# Antlered Doe



## dcool (Apr 14, 2004)

Was reading the Lima News today and seen where a hunter shot a 9 point doe. First I have heard of a doe having antlers, but the ODNR says that is the third one this year. If you want to see picture, google Lima News.


----------



## TheKing (Apr 15, 2004)

Wonder if he can still take a buck?


----------



## Morrowtucky Mike (May 2, 2018)

TheKing said:


> Wonder if he can still take a buck?


No, Ohio has antlered and antlerless deer. They aren’t considered bucks or doe’s as far as tags and checking goes.


----------



## Morrowtucky Mike (May 2, 2018)




----------



## Karl Wolf (Apr 26, 2020)

Non- binary doe that currently identifies as a buck in 2020.


----------



## buckeyebowman (Feb 24, 2012)

Huh? Ohio regs only call for "antlered" and "unantlered" deer, Do you know why this was done?


----------



## Karl Wolf (Apr 26, 2020)

buckeyebowman said:


> Huh? Ohio regs only call for "antlered" and "unantlered" deer, Do you know why this was done?


To keep it simple I'm guessing.


----------



## Carpn (Apr 5, 2004)

Same reason they that for turkeys it says bearded turkey during the spring season . The most easy identifying feature to tell a buck from a doe is antlers .
The most easy way to tell a male turkey from a hen is a beard .

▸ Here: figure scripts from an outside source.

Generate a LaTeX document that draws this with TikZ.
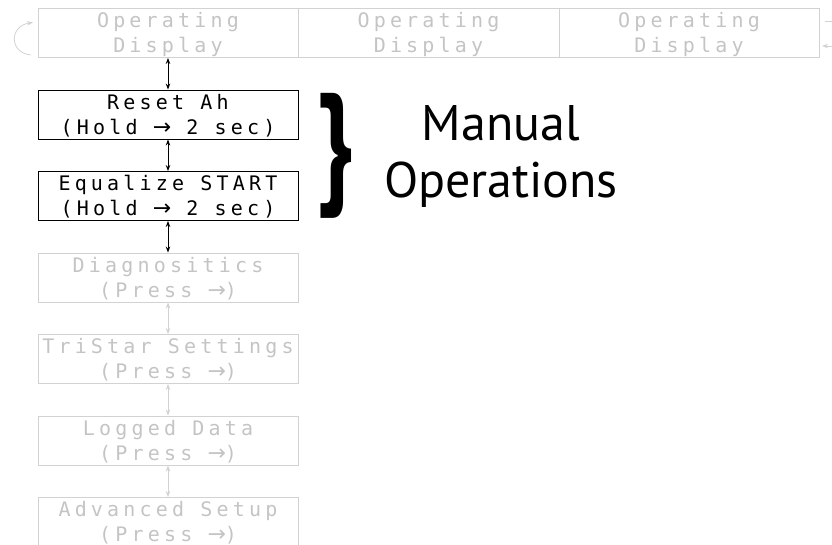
\documentclass[tikz,border=0pt]{standalone}
\usepackage{fontspec}
\usepackage{graphicx}
\usetikzlibrary{arrows.meta}
\newfontfamily\monofnt[LetterSpace=21]{DejaVu Sans Mono}
\newfontfamily\arrowfnt{DejaVu Sans}
\newfontfamily\labelfnt{PT Sans}
\definecolor{dimtext}{HTML}{C4C4C4}
\definecolor{dimline}{HTML}{D2D2D2}
\newcommand\rarr{\makebox[16.24pt][c]{\arrowfnt\fontsize{22}{25}\selectfont →}}
\newcommand\twolines[2]{\raisebox{0pt}[39.5pt][0pt]{\begin{tabular}[b]{@{}c@{}}#1\\#2\end{tabular}}}
\begin{document}
\begin{tikzpicture}[x=1pt,y=-1pt,
  >={Stealth[length=6pt,width=4.5pt]},
  menubox/.style={draw, line width=0.9pt, minimum width=260pt, minimum height=49pt,
    inner sep=0pt, font=\monofnt\fontsize{20}{25}\selectfont},
  dimbox/.style={menubox, draw=dimline, text=dimtext},
  livebox/.style={menubox, draw=black, text=black},
  livearrow/.style={<->, line width=0.9pt, black},
  dimarrow/.style={<->, line width=0.9pt, dimline}]
\useasboundingbox (0,0) rectangle (832,544);
\clip (0,0) rectangle (832,544);
% top row
\node[dimbox] (op1) at (168,33) {\twolines{Operating}{Display}};
\node[dimbox, minimum width=261pt] (op2) at (428.5,33) {\twolines{Operating}{Display}};
\node[dimbox] (op3) at (689,33) {\twolines{Operating}{Display}};
% column
\node[livebox] (reset) at (168,114.5) {\twolines{Reset Ah}{(Hold \rarr\ 2 sec)}};
\node[livebox] (equal) at (168,196) {\twolines{Equalize START}{(Hold \rarr\ 2 sec)}};
\node[dimbox] (diag) at (168,277.5) {\twolines{Diagnositics}{(Press \rarr)}};
\node[dimbox] (tri) at (168,359) {\twolines{TriStar Settings}{(Press \rarr)}};
\node[dimbox] (log) at (168,440.5) {\twolines{Logged Data}{(Press \rarr)}};
\node[dimbox] (adv) at (168,522) {\twolines{Advanced Setup}{(Press \rarr)}};
% vertical arrows
\draw[livearrow] (op1.south) -- (reset.north);
\draw[livearrow] (reset.south) -- (equal.north);
\draw[livearrow] (equal.south) -- (diag.north);
\draw[dimarrow] (diag.south) -- (tri.north);
\draw[dimarrow] (tri.south) -- (log.north);
\draw[dimarrow] (log.south) -- (adv.north);
% cycle arrows
\coordinate (cycS) at (31,55);
\coordinate (cycE) at (33,22.5);
\draw[->, line width=0.8pt, dimline] (cycS) .. controls (9,53) and (9,26) .. (cycE);
\coordinate (rOut) at (840,21);
\coordinate (rOutS) at (825,21);
\coordinate (rIn) at (840,46);
\coordinate (rInE) at (822,46);
\draw[line width=0.8pt, dimline] (rOutS) -- (rOut);
\draw[->, line width=0.8pt, dimline] (rIn) -- (rInE);
% brace and label
\node[inner sep=0pt] (brace) at (336.5,155.5) {\resizebox*{37pt}{125pt}{\labelfnt\bfseries\}}};
\node[inner sep=0pt, align=center, anchor=base, font=\labelfnt\fontsize{50}{57}\selectfont] (manual) at (501,197) {Manual\\Operations};
\end{tikzpicture}
\end{document}
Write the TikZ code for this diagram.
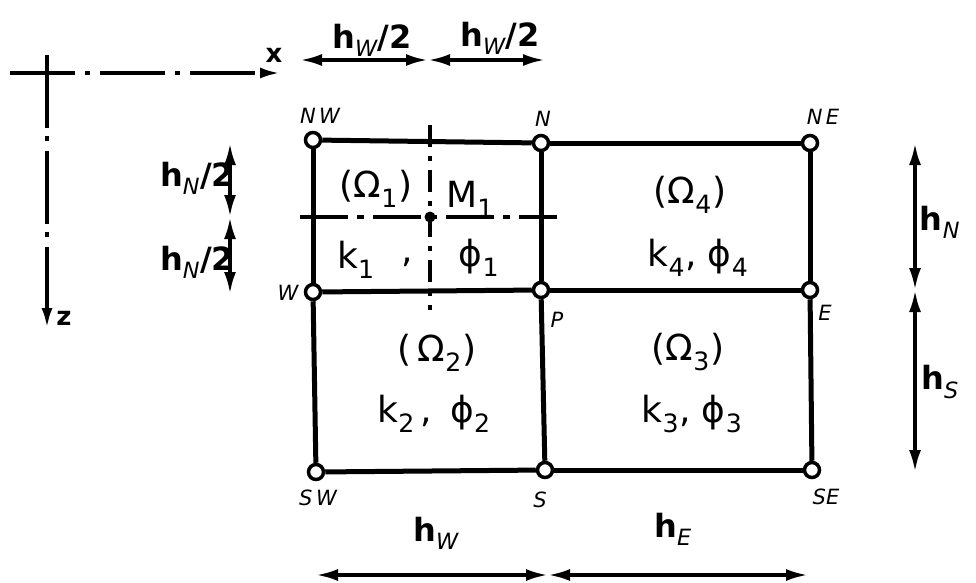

There's very few antlered does killed each year . But I'd guess a pretty good number of bearded hens get shot . I've passed up several over the yrs .


----------



## Morrowtucky Mike (May 2, 2018)

Same goes for shed bucks. If you had already tagged a buck then shoot a shed buck in January you would be in trouble even tho you thought it was a doe. Same reason bucks with antlers under 3” are considered antlerless deer. Once a deer is field dressed you can’t technically know what sex it is.


----------



## privateer (Apr 26, 2012)

buckeyebowman said:


> Huh? Ohio regs only call for "antlered" and "unantlered" deer, Do you know why this was done?


so that everyone does not have to upgrade their optics... think about that one.


----------



## Fish-N-Fool (Apr 12, 2004)

Guy I know shot a 138 inch 8 point die in Clark county in the mid 90s. He has it mounted and is his largest antlered bow kill. I had never heard of it until he killed this deer back then but as mentioned it occurs every year.

We killed a shed buck down in Wayne National Saturday.


----------



## Fish-N-Fool (Apr 12, 2004)




----------



## ranger487 (Apr 5, 2005)

Morrowtucky Mike said:


> Same goes for shed bucks. If you had already tagged a buck then shoot a shed buck in January you would be in trouble even tho you thought it was a doe. Same reason bucks with antlers under 3” are considered antlerless deer. Once a deer is field dressed you can’t technically know what sex it is.


If a deer with antlers 3" or less is considered a antlerless deer than how is a shed buck not in that same deal ?


----------



## DL07 (Jul 21, 2011)

Once a buck sheds his antlers he is considered an antlerless deer


----------



## M.Magis (Apr 5, 2004)

ranger487 said:


> If a deer with antlers 3" or less is considered a antlerless deer than how is a shed buck not in that same deal ?


It is.


----------



## ranger487 (Apr 5, 2005)

M.Magis said:


> It is.


I thought so the poster made a statement that you would be in trouble if you shot a buck then a shed buck?


----------



## M.Magis (Apr 5, 2004)

ranger487 said:


> I thought so the poster made a statement that you would be in trouble if you shot a buck then a shed buck?


I think it's just the wording. He was saying that IF that wasn't the law, a person would get in trouble for shooting a shed buck after shooting an antlered buck. Basically just explaining why the law is worded antlered or antlerless rather than buck or doe.


----------



## ranger487 (Apr 5, 2005)

M.Magis said:


> I think it's just the wording. He was saying that IF that wasn't the law, a person would get in trouble for shooting a shed buck after shooting an antlered buck. Basically just explaining why the law is worded antlered or antlerless rather than buck or doe.


Got it


----------



## privateer (Apr 26, 2012)

I could only imagine what a hunt would look like if you had to confirm nuts or not before the shot. 😂


----------



## G-Patt (Sep 3, 2013)

Karl Wolf said:


> Non- binary doe that currently identifies as a buck in 2020.


The rut was probably a confusing time for some of the bucks where this doe lived.


----------